Jason favored MoMA—along with Grand Central Station and the Taco Bell near Union Square, among other spots—as his hunting ground. He was not at all feral—quite the opposite—just disheveled enough to camouflage his presence among millions, and very gentle. Once in position, often standing by a wall or a pillar, he would whip out his Strathmore 400 sketchbook and get to work. Fast, knowing sketches would follow, made more detailed by the subject’s motion—the portraits from streets and station more fugitive than those of people in line at a fast food joint. He would then publish them in books, online, in magazines, and in zines.
There is nothing New Yorkers are more proud of than other New Yorkers, and those among us that devote their life to chronicling their fellow citizens in the city’s trenches are elevated to the role of municipal treasures. Jason was one. In my mind, he was up there with Bill Cunningham, the legendary photographer who invented street fashion photography (at least we New Yorkers say so), or with Brandon Stanton’s endlessly engrossing photoblog of life experience, Humans of New York.

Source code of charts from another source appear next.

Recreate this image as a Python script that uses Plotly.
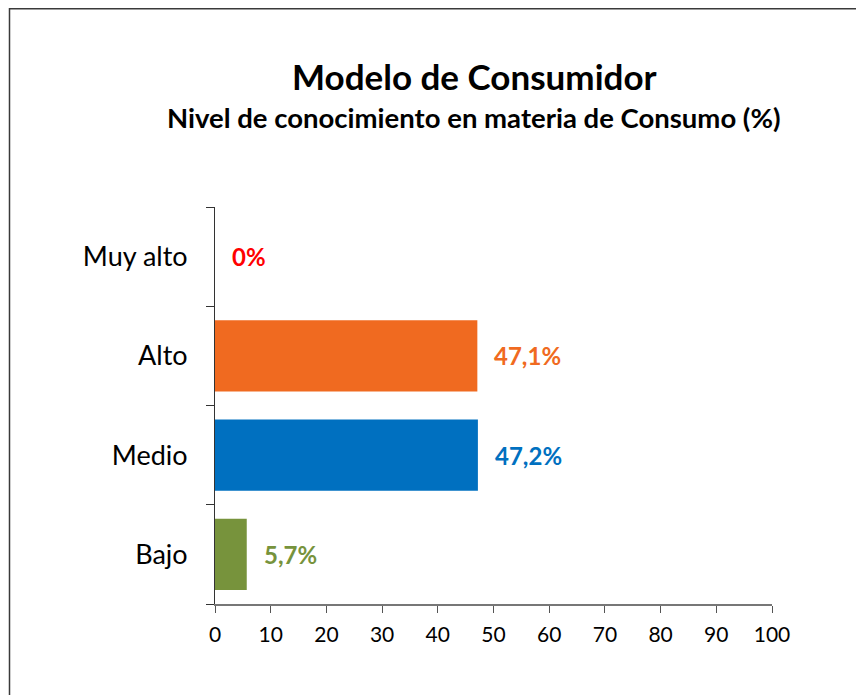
import plotly.graph_objects as go

categories = ["Bajo", "Medio", "Alto", "Muy alto"]
values = [5.7, 47.2, 47.1, 0]
labels = ["5,7%", "47,2%", "47,1%", "0%"]
bar_colors = ["#77933C", "#0070C0", "#F06A20", "#FF0000"]
label_colors = ["#77933C", "#0070C0", "#F06A20", "#FF0000"]
x_ticks = [0, 10, 20, 30, 40, 50, 60, 70, 80, 90, 100]

# page has an 8px body margin; figure geometry compensates
W, H = 856, 687
L, R, T, B = 207, 92, 199, 91
PW = W - L - R
PH = H - T - B


def px(x):
    return (x - L) / PW


def py(y):
    return (H - B - y) / PH


fig = go.Figure()
fig.add_trace(go.Bar(
    y=categories, x=values, orientation="h",
    marker=dict(color=bar_colors, line=dict(width=0)),
    hoverinfo="skip",
))

for c, v, t, col in zip(categories, values, labels, label_colors):
    fig.add_annotation(x=v, y=c, text="<b>%s</b>" % t, showarrow=False,
                       xanchor="left", xshift=15,
                       font=dict(family="Lato", size=24, color=col))

fig.add_annotation(xref="paper", yref="paper", x=px(466), y=py(68),
                   text="<b>Modelo de Consumidor</b>", showarrow=False,
                   xanchor="center", yanchor="middle",
                   font=dict(family="Lato", size=35, color="black"))
fig.add_annotation(xref="paper", yref="paper", x=px(466), y=py(109),
                   text="<b>Nivel de conocimiento en materia de Consumo (%)</b>", showarrow=False,
                   xanchor="center", yanchor="middle",
                   font=dict(family="Lato", size=27.5, color="black"))

fig.add_shape(type="rect", xref="paper", yref="paper",
              x0=px(1.5), x1=px(W + 20),
              y0=py(H + 20), y1=py(0.75),
              line=dict(color="#3a3a3a", width=1.5), fillcolor="rgba(0,0,0,0)")

fig.update_layout(
    width=W, height=H,
    margin=dict(l=L, r=R, t=T, b=B),
    paper_bgcolor="white", plot_bgcolor="white",
    showlegend=False, bargap=0.28,
    xaxis=dict(range=[0, 100], tickvals=x_ticks, ticks="outside", ticklen=7,
               tickcolor="#555", showline=True, linecolor="#777", linewidth=1.5,
               showgrid=False, zeroline=False, ticklabelstandoff=4,
               tickfont=dict(family="Lato", size=21, color="black")),
    yaxis=dict(categoryorder="array", categoryarray=categories,
               ticks="outside", ticklen=8, tickson="boundaries", tickcolor="#333",
               showline=True, linecolor="#333", linewidth=1, showgrid=False,
               ticklabelstandoff=21,
               tickfont=dict(family="Lato", size=27, color="black")),
)

fig.write_html("out.html")
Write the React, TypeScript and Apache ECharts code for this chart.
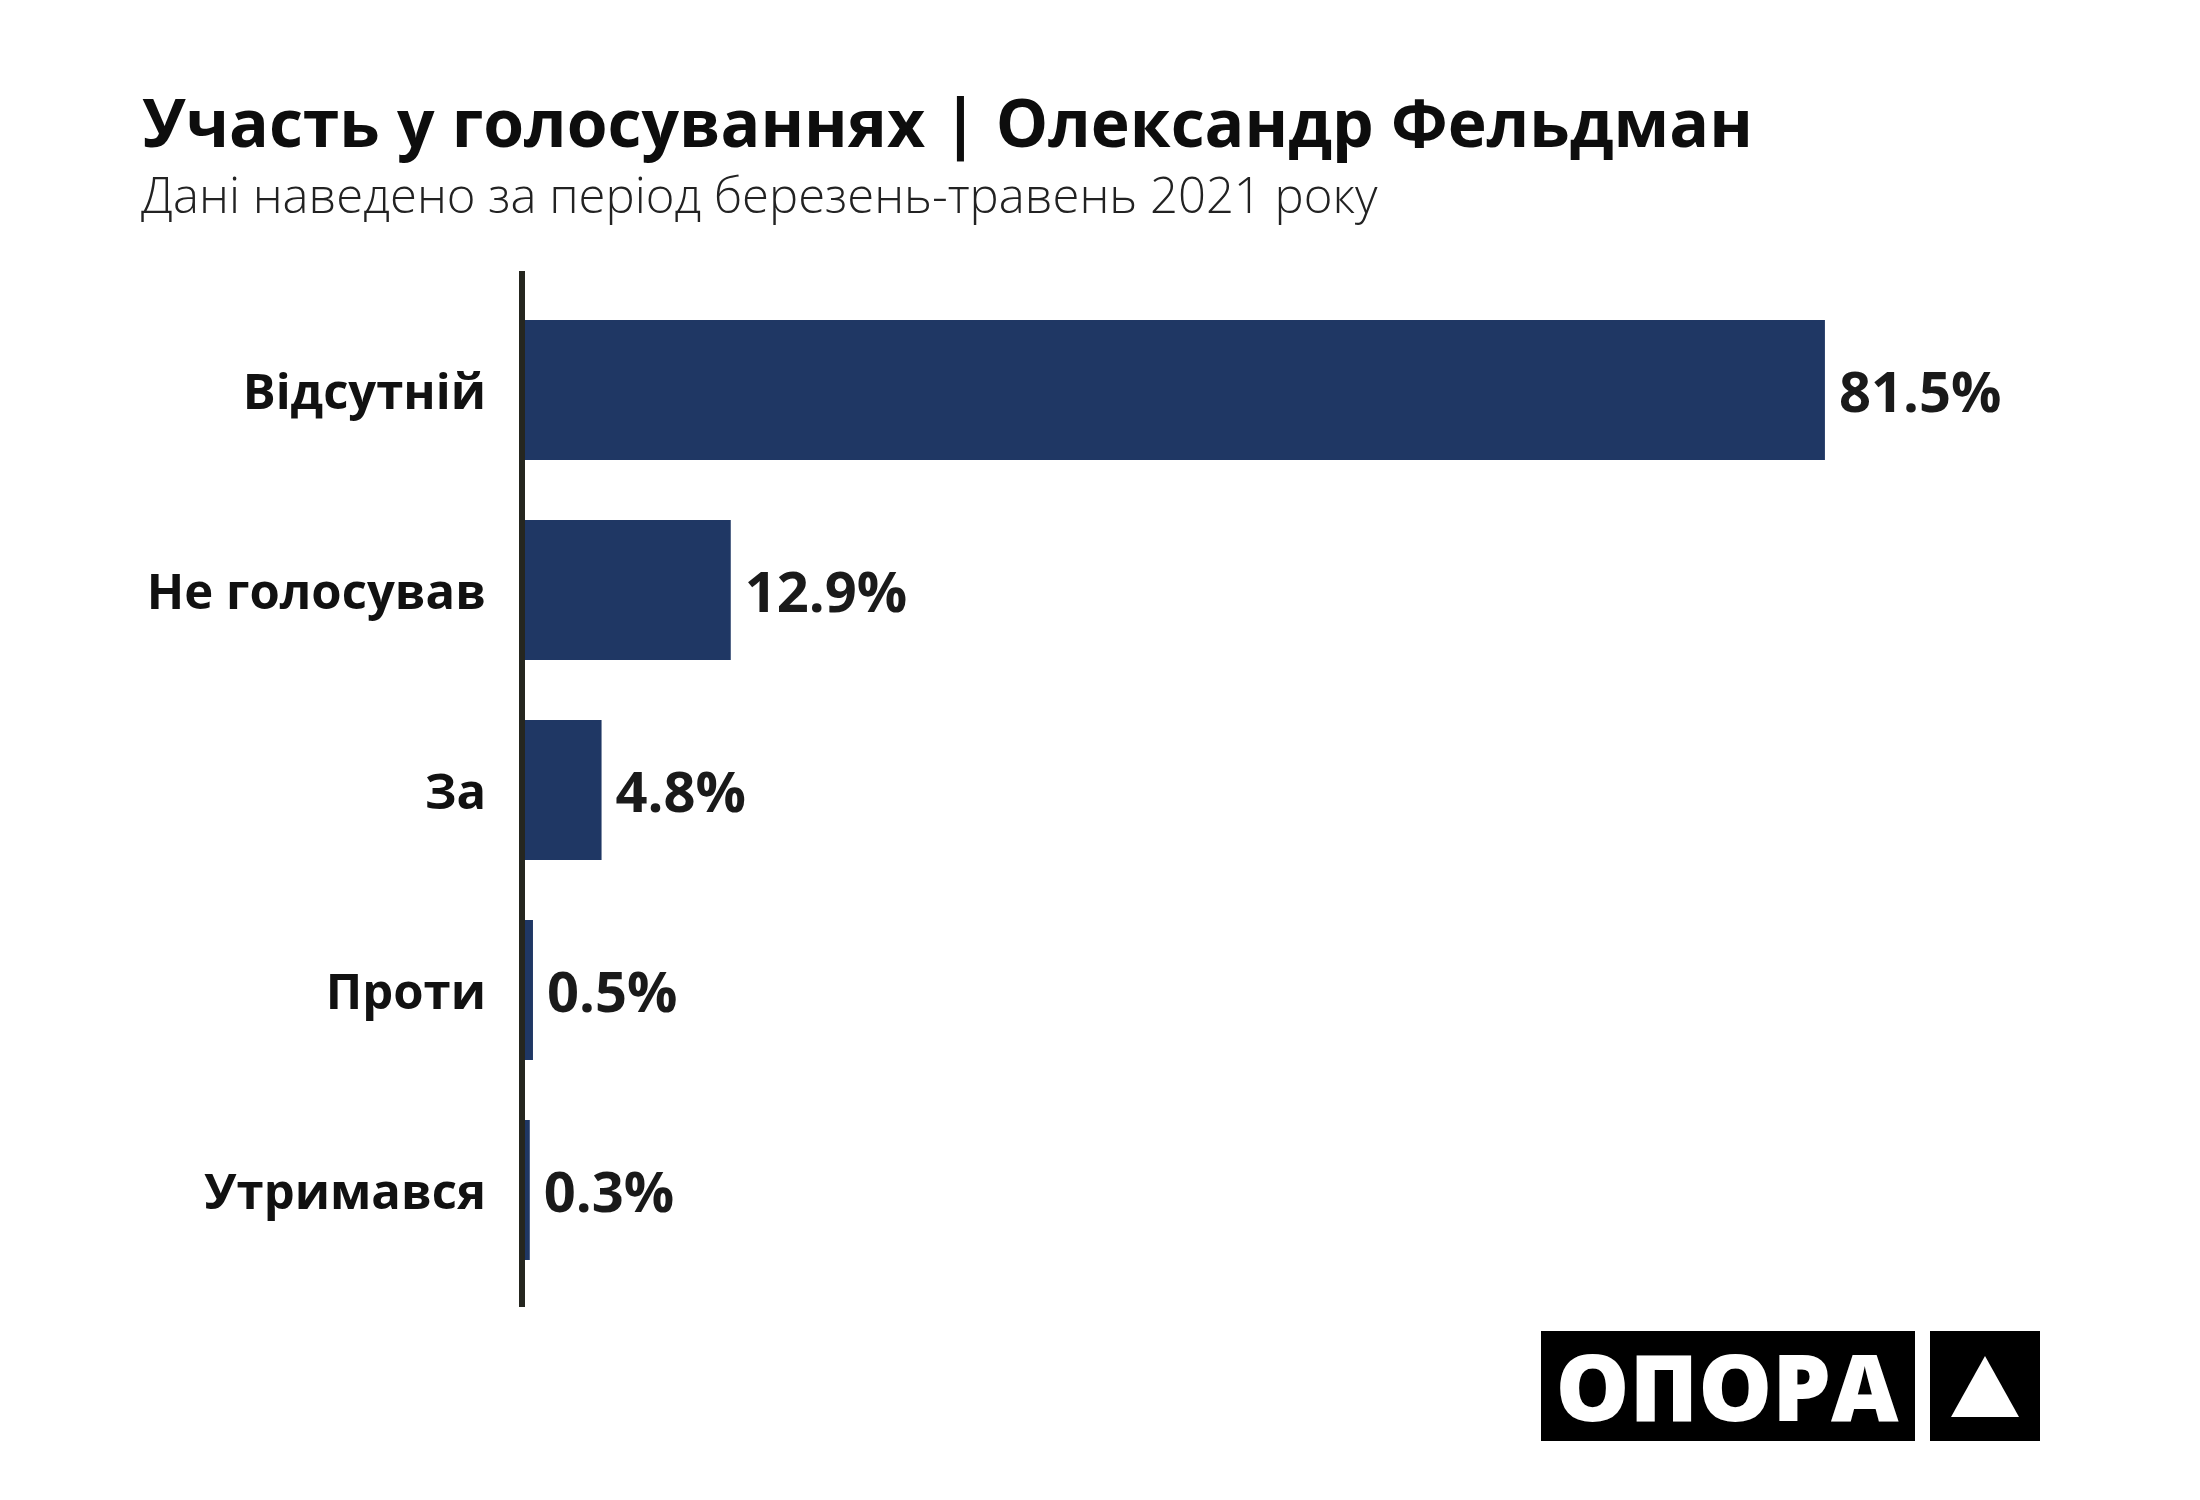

But if bumping into Bill Cunningham always gave me a frisson of insecurity (Will he or won’t he? Am I worthy today?), bumping into Jason always gave me a burst of joy, sketch or no sketch. I never felt that he passed judgment—or at least, not using criteria that could make anyone feel excluded. I remember wondering how good it must feel to have such a productive obsession and powerful output for one’s curiosity.
Jason set out to sketch every person in New York. Because he died so soon, he only got to 30,000. But all 8,550,971 of us miss him already.